Joe: Mac is considerably more profitable than iPad. How do you figure 7 times? If the ASP of the PC is $400 and the Mac $1,200, six PCs equals two Macs on revenue, but the Macs generate far greater profit because the margins are so much larger on $1,200 than $400.
Harry: Where did you get that the rest of PC sales (93 percent) ASP is $400??? Link please.
Joe: In the United States, the ASP for Windows PCs is $458, according to NPD, as clearly stated in my analysis. That’s the source; you have the link. I chose $400, to make the math simple when demonstrating that your 7 times figure makes no sense.
Apple’s ridiculously high-selling price is one of the article’s main points—and major reason for writing the story. Because the Q is: Why do so many people pay more when there are options costing so much less?

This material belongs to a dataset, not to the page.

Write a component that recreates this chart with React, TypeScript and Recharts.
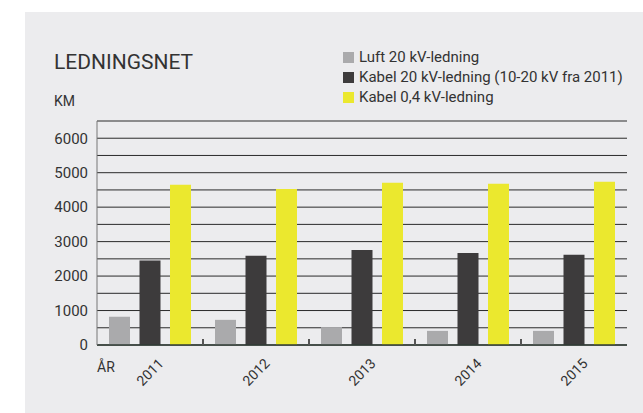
import { BarChart, Bar, XAxis, YAxis, CartesianGrid } from 'recharts';

const years = ['2011', '2012', '2013', '2014', '2015'];
const luft20 = [820, 730, 520, 410, 410];
const kabel20 = [2450, 2590, 2760, 2670, 2620];
const kabel04 = [4650, 4530, 4710, 4680, 4740];
const yTicks = [0, 500, 1000, 1500, 2000, 2500, 3000, 3500, 4000, 4500, 5000, 5500, 6000, 6500];

const seriesKeys = ['luft', 'kabel20', 'kabel04'];
const seriesNames = ['Luft 20 kV-ledning', 'Kabel 20 kV-ledning (10-20 kV fra 2011)', 'Kabel 0,4 kV-ledning'];
const seriesColors = ['#aaaaac', '#3d3b3c', '#ebe82e'];

const FONT = 'Roboto, "Liberation Sans", sans-serif';
const TEXT = '#333333';

const data = years.map((year, i) => ({
    year,
    luft: luft20[i],
    kabel20: kabel20[i],
    kabel04: kabel04[i],
}));

const YearTick = (props: any) => {
    const { x, y, payload, index } = props;
    const half = payload?.offset ?? 0;
    const ly = y + 27;
    return (
        <g>
            {index > 0 && (
                <line x1={x - half} x2={x - half} y1={y - 6} y2={y} stroke="#555" strokeWidth={2} />
            )}
            <text
                x={x}
                y={ly}
                transform={`rotate(-45 ${x} ${ly})`}
                textAnchor="middle"
                dominantBaseline="central"
                fontSize={14}
                fontFamily={FONT}
                fill={TEXT}
            >
                {payload.value}
            </text>
        </g>
    );
};

export default function App() {
    return (
        <div style={{ position: 'fixed', left: 0, top: 0, width: 643, height: 413, background: '#fff', overflow: 'hidden' }}>
            <div style={{ position: 'absolute', left: 25, top: 12, width: 618, height: 401, background: '#ececee' }} />
            <div style={{ position: 'absolute', left: 54, top: 49, fontFamily: FONT, fontSize: 21, color: TEXT, lineHeight: '26px' }}>
                LEDNINGSNET
            </div>
            <div style={{ position: 'absolute', left: 54, top: 92, fontFamily: FONT, fontSize: 14, color: TEXT, lineHeight: '18px' }}>
                KM
            </div>
            <div style={{ position: 'absolute', left: 97, top: 358, fontFamily: FONT, fontSize: 14, color: TEXT, lineHeight: '18px' }}>
                ÅR
            </div>
            <div style={{ position: 'absolute', left: 343, top: 47, fontFamily: FONT, fontSize: 15, color: TEXT }}>
                {seriesNames.map((name, i) => (
                    <div key={name} style={{ display: 'flex', alignItems: 'center', height: 20 }}>
                        <span style={{ width: 11, height: 11, background: seriesColors[i], marginRight: 5, display: 'inline-block' }} />
                        <span>{name}</span>
                    </div>
                ))}
            </div>
            <div style={{ position: 'absolute', left: 0, top: 0 }}>
                <BarChart
                    width={643}
                    height={413}
                    data={data}
                    margin={{ top: 121, right: 16, left: 0, bottom: 28 }}
                    barSize={21}
                    barGap={9.5}
                >
                    <CartesianGrid horizontal vertical={false} stroke="#2a2a2a" strokeWidth={1} />
                    <XAxis
                        dataKey="year"
                        height={40}
                        axisLine={{ stroke: '#2f3b35', strokeWidth: 1.6 }}
                        tickLine={false}
                        tickSize={0}
                        tickMargin={0}
                        interval={0}
                        tick={<YearTick />}
                    />
                    <YAxis
                        width={97}
                        domain={[0, 6500]}
                        ticks={yTicks}
                        interval={0}
                        axisLine={{ stroke: '#777' }}
                        tickLine={false}
                        tickSize={6}
                        tickMargin={3}
                        tick={{ fontSize: 15, fill: TEXT, fontFamily: FONT }}
                        tickFormatter={(v: number) => (v % 1000 === 0 ? String(v) : '')}
                    />
                    {seriesKeys.map((key, i) => (
                        <Bar key={key} dataKey={key} name={seriesNames[i]} fill={seriesColors[i]} isAnimationActive={false} />
                    ))}
                </BarChart>
            </div>
        </div>
    );
}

So, let’s try this differently by using IDC and NPD data, which won’t be exact but I’m only trying to make a point. Assuming 88 percent of PCs have Windows (assuming Chromebooks, Macs, and a few Linux boxes total 12 percent), that’s 15,254,800 computers times $458 for total revenue of $6.99 billion.
Take 2.26 million Macs x $1,276 you get $2.9 billion. The difference is nothing like 7 times, but, of course, less than my previous comment, which like this one looks to make a point by illustration rather give authoritative numbers (since the necessary data isn’t publicly available).
Assuming 15 percent profit margin for Windows PCs and 38 percent for Macs you get $1.05 billion and $1.09 billion profit, respectively. Ask retailers or OEMs and many will tell you 15 percent margin on a cheap Windows PC is generous. I assume, based on Apple’s publicly available information, that 38 percent is close, if not conservative.
These numbers are by no means scientific. I make no claims about which is more profitable. The number-crunching, assuming no mistakes in my math, is meant to explain why Apple’s smaller market share is bigger deal than you might think and to respond to your comments and question.
Harry: I don’t buy that $458 from NPD not for a minute (it’s garbage IMO), but even with that number instead of 7x that I said it’s 5x. Seven-percent Mac market share and 93 percent everything else. So you have (458 x 93)/(1200 x 7) = 5.07.
Joe: NPD has an outstandingly good track record tallying this data. The number is accurate. As for the difference between Macs and Windows PCs, profit matters more than revenue. The gap there is fairly narrow.
Harry: I don’t think the $458 is correct cause HP in Q3 had very nice growth in both market share and ASP. So I still say that IMO that $458 does not sound right. Also Lenovo, Dell, and Acer had more YoY growth than Apple.
Here is the Q3 CC from HP where they mention that ASP grew double-digit YoY:
Bill Shope – Goldman Sachs
Could you comment on how gross margins are trending in the industry standard server segment, particularly as the mix continues to shift toward tighter scale and perhaps provide more detail on how your cost structure is evolving with the changing market dynamics? Obviously, you’ve regained plenty of momentum on the market share side but I just wanted to dig a bit more into the margin structure and how you’re thinking about that as well.
Cathie Lesjak – EVP and CFO
Sure. We actually had a good quarter in industry standard service, not just from top line perspective but also from a profitability perspective. And what you see is our AUPs or Average Unit Prices grew significantly double digit year-over-year, high single digits quarter-on-quarter really on the strength of our very strong option attach. We are also doing a really good job of segmenting the market and figuring out where growth is and good profitable growth. And so that’s really helping with margins. We also saw much improved discipline around discounting and we’re driving very strong savings in supply chain. So all of that is really contributing, despite the competitive pricing environment, contributing to improving margins in industry standard server.
Joe: This discussion is about servers, not PCs.